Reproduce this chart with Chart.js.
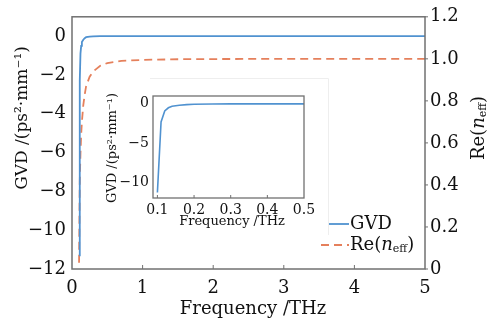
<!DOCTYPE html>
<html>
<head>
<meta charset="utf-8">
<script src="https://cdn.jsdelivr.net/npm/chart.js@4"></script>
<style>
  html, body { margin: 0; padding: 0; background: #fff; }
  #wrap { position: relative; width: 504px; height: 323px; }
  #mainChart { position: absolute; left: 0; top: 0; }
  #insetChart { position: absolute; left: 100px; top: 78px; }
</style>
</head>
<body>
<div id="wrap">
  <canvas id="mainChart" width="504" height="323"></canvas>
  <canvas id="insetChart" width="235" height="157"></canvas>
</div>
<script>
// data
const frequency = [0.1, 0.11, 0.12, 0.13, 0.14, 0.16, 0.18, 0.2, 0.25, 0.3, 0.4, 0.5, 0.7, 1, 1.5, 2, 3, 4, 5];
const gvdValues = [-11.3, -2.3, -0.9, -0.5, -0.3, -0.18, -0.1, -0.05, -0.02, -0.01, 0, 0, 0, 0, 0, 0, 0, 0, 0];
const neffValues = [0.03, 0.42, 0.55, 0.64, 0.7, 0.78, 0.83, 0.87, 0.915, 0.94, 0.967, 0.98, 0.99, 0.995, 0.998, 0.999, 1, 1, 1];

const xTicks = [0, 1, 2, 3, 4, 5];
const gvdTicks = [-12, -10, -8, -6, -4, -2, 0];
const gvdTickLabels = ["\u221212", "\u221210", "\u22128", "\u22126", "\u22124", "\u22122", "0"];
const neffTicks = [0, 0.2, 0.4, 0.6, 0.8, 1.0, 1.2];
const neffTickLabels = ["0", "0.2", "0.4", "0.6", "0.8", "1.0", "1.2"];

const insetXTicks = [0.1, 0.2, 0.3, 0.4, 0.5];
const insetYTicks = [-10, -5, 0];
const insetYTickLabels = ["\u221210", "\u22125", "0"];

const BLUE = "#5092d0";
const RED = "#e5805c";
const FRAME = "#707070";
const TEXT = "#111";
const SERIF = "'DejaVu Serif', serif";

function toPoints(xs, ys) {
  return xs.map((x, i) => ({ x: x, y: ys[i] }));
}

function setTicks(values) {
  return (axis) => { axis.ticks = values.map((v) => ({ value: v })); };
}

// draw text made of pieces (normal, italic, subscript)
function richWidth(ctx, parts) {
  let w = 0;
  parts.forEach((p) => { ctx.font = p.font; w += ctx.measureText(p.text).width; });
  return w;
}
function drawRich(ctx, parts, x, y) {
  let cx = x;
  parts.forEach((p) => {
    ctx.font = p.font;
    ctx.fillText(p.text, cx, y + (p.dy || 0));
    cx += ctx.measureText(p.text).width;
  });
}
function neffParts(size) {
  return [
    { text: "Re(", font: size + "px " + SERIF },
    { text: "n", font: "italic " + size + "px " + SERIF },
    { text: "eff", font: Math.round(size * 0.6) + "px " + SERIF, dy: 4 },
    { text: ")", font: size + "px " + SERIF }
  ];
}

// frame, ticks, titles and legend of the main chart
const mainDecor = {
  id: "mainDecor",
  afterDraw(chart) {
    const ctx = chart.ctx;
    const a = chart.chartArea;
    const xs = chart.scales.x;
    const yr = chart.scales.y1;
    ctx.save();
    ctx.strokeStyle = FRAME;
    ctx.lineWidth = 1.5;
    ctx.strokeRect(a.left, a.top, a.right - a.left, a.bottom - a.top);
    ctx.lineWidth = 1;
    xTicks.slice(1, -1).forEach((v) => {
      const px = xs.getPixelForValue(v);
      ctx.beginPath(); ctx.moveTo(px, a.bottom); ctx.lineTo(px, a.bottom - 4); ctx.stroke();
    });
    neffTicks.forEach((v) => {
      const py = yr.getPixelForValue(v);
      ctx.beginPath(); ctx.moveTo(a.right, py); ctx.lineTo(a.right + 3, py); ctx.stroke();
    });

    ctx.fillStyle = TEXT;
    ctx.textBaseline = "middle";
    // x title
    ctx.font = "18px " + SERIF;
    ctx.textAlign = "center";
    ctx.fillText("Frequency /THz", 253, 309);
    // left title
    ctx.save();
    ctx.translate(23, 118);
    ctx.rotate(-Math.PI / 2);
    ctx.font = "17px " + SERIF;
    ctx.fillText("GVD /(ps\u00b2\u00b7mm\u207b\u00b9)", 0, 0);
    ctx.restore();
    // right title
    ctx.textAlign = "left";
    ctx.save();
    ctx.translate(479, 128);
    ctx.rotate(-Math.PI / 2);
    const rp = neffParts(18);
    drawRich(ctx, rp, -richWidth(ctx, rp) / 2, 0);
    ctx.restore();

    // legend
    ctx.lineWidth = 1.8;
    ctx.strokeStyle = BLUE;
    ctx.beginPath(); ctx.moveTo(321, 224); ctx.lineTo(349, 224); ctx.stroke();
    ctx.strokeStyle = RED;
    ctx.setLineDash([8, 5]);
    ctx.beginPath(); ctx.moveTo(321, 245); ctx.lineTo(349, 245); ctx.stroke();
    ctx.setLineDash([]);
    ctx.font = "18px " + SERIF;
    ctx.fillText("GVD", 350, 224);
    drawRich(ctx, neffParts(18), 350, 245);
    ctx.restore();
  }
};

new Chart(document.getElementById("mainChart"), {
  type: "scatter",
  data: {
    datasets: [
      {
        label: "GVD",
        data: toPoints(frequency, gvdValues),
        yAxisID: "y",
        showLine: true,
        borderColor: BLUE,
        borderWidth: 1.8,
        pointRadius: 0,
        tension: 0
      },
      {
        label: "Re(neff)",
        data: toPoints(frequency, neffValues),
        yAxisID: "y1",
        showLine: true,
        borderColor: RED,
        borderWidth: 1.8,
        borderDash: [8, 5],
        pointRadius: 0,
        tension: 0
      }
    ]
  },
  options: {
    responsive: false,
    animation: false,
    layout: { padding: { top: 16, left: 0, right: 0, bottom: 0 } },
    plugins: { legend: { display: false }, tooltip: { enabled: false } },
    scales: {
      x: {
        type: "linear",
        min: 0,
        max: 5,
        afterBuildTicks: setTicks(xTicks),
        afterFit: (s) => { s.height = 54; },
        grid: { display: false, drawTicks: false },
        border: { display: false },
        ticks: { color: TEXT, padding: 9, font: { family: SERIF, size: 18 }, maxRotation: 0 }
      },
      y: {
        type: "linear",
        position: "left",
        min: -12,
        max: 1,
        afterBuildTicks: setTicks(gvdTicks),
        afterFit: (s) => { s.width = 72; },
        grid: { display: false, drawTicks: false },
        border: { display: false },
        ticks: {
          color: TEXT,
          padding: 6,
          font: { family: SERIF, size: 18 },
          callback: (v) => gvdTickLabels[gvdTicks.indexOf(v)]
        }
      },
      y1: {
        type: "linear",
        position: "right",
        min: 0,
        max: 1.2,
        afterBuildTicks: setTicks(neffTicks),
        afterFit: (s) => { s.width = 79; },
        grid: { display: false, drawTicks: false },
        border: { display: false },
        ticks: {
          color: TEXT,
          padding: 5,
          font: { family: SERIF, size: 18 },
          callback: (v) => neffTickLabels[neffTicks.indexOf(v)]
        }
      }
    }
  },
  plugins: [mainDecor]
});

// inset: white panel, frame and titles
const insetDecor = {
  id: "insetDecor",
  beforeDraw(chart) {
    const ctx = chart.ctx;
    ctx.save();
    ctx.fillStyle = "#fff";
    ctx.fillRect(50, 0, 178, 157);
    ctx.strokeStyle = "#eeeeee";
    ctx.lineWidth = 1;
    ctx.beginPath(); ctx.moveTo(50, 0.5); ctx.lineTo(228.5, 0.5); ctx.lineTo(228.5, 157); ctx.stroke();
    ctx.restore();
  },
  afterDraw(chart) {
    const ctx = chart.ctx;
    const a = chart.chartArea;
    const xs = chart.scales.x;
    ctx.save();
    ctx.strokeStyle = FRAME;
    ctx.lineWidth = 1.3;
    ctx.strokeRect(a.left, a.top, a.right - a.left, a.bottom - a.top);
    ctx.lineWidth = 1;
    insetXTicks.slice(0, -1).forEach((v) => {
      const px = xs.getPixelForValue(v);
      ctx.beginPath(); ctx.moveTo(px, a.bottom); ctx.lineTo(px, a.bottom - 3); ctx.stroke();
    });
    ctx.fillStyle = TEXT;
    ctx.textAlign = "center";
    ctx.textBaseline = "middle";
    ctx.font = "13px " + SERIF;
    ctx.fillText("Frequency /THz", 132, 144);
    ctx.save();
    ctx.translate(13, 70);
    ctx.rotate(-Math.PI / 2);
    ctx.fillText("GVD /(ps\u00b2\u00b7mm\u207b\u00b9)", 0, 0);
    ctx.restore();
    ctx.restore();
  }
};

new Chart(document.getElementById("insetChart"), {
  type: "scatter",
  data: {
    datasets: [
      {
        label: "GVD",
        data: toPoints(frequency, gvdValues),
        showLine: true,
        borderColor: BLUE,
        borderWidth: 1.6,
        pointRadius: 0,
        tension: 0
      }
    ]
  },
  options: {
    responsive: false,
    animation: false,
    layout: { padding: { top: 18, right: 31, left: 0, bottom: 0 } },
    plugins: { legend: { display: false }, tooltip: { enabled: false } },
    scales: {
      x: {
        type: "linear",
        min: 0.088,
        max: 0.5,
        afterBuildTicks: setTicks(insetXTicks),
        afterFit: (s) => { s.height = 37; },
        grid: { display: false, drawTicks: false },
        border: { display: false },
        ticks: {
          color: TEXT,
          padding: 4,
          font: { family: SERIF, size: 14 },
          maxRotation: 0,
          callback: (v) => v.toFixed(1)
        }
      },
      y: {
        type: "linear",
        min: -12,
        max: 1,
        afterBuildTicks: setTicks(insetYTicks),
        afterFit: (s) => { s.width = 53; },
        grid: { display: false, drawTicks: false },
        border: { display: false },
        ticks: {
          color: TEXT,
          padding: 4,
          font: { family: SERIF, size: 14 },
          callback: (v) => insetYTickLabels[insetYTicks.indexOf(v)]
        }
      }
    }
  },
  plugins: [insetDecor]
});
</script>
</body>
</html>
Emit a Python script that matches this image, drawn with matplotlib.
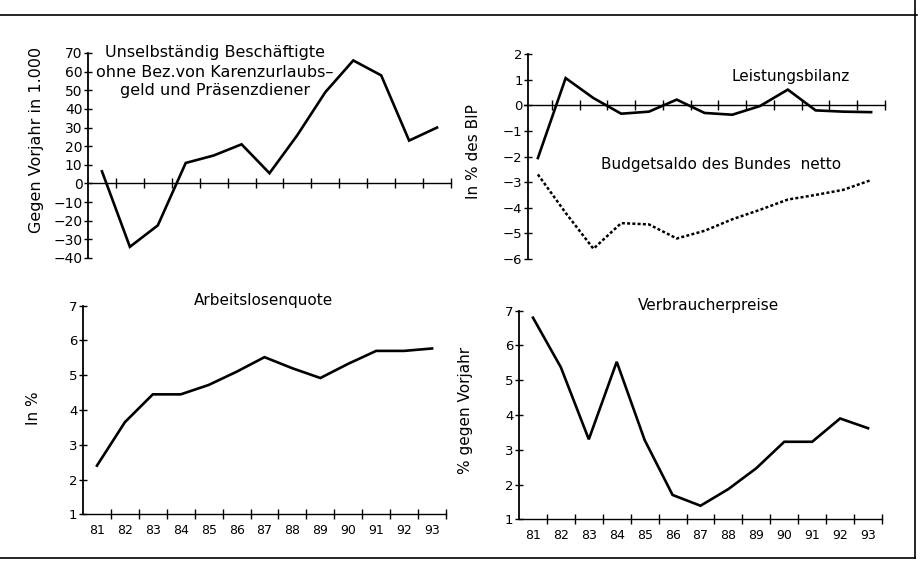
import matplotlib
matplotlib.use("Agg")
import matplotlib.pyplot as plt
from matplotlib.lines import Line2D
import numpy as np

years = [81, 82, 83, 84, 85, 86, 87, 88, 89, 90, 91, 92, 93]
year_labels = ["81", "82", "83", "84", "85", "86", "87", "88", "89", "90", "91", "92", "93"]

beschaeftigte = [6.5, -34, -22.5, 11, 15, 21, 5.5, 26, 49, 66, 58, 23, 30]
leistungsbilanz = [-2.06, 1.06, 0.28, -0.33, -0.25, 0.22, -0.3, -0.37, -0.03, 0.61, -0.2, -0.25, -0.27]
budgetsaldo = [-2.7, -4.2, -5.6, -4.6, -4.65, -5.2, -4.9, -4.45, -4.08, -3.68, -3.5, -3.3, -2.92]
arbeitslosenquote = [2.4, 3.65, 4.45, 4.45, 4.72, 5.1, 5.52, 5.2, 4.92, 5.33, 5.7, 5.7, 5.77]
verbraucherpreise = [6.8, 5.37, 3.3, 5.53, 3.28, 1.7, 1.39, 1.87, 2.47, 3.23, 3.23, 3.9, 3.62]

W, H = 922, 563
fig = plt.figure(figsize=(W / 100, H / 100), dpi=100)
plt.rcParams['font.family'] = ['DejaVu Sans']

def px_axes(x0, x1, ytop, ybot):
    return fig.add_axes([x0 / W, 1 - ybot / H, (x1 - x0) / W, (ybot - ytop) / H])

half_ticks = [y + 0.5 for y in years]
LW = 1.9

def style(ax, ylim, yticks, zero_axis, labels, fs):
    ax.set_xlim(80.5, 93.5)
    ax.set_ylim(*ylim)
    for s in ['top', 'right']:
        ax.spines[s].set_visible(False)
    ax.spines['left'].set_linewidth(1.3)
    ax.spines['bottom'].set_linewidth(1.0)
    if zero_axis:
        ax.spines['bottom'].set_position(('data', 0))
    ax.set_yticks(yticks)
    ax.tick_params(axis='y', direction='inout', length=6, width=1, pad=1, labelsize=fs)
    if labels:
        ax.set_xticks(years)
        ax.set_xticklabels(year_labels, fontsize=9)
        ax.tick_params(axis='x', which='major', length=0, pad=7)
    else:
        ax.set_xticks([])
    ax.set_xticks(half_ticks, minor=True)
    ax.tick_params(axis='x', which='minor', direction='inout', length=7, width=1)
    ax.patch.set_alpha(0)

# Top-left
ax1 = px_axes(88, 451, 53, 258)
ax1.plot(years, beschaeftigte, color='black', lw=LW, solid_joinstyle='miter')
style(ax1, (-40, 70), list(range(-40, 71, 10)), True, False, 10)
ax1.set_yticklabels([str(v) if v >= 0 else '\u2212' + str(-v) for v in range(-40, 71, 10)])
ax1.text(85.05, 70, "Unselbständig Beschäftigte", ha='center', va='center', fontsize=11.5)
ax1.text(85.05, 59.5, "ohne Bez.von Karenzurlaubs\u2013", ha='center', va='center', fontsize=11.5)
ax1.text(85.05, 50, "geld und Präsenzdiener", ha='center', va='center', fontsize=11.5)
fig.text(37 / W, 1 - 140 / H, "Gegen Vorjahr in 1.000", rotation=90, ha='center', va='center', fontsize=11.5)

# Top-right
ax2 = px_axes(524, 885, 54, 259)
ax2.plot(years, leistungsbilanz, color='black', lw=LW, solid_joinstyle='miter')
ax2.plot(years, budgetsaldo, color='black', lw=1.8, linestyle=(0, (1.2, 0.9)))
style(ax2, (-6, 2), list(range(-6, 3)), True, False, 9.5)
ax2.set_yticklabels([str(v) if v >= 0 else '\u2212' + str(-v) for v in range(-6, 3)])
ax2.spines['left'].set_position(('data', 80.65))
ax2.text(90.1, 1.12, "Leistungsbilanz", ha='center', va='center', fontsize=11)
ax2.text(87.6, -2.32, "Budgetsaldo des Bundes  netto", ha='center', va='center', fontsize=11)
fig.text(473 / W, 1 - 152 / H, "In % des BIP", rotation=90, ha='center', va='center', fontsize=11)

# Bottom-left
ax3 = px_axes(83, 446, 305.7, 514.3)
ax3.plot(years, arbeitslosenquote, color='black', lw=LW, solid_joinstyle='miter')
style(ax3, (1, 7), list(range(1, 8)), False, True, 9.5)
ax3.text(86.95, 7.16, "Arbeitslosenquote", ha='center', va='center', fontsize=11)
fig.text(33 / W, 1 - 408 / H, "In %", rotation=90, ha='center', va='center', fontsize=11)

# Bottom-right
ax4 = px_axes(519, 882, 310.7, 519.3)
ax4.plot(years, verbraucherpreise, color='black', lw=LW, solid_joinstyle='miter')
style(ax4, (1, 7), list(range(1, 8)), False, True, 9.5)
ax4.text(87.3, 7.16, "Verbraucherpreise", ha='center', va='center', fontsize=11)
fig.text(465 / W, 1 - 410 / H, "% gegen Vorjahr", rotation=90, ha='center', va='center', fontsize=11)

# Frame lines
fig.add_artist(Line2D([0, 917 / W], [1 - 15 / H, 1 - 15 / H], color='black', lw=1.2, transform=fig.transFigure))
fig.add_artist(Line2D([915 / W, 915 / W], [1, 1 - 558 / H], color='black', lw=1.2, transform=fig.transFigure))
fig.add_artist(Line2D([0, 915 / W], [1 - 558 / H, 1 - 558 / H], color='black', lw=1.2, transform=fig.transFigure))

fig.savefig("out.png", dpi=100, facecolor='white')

## EXERCISE
Make an exact copy of the lines from the one holding "Emit a Python" through the one holding "plt.rcParams['font.family'] = ['DejaVu Sans']", end lines included, without the pictures.

## SOLUTION TO THE EXERCISE
Emit a Python script that matches this image, drawn with matplotlib.
import matplotlib
matplotlib.use("Agg")
import matplotlib.pyplot as plt
from matplotlib.lines import Line2D
import numpy as np

years = [81, 82, 83, 84, 85, 86, 87, 88, 89, 90, 91, 92, 93]
year_labels = ["81", "82", "83", "84", "85", "86", "87", "88", "89", "90", "91", "92", "93"]

beschaeftigte = [6.5, -34, -22.5, 11, 15, 21, 5.5, 26, 49, 66, 58, 23, 30]
leistungsbilanz = [-2.06, 1.06, 0.28, -0.33, -0.25, 0.22, -0.3, -0.37, -0.03, 0.61, -0.2, -0.25, -0.27]
budgetsaldo = [-2.7, -4.2, -5.6, -4.6, -4.65, -5.2, -4.9, -4.45, -4.08, -3.68, -3.5, -3.3, -2.92]
arbeitslosenquote = [2.4, 3.65, 4.45, 4.45, 4.72, 5.1, 5.52, 5.2, 4.92, 5.33, 5.7, 5.7, 5.77]
verbraucherpreise = [6.8, 5.37, 3.3, 5.53, 3.28, 1.7, 1.39, 1.87, 2.47, 3.23, 3.23, 3.9, 3.62]

W, H = 922, 563
fig = plt.figure(figsize=(W / 100, H / 100), dpi=100)
plt.rcParams['font.family'] = ['DejaVu Sans']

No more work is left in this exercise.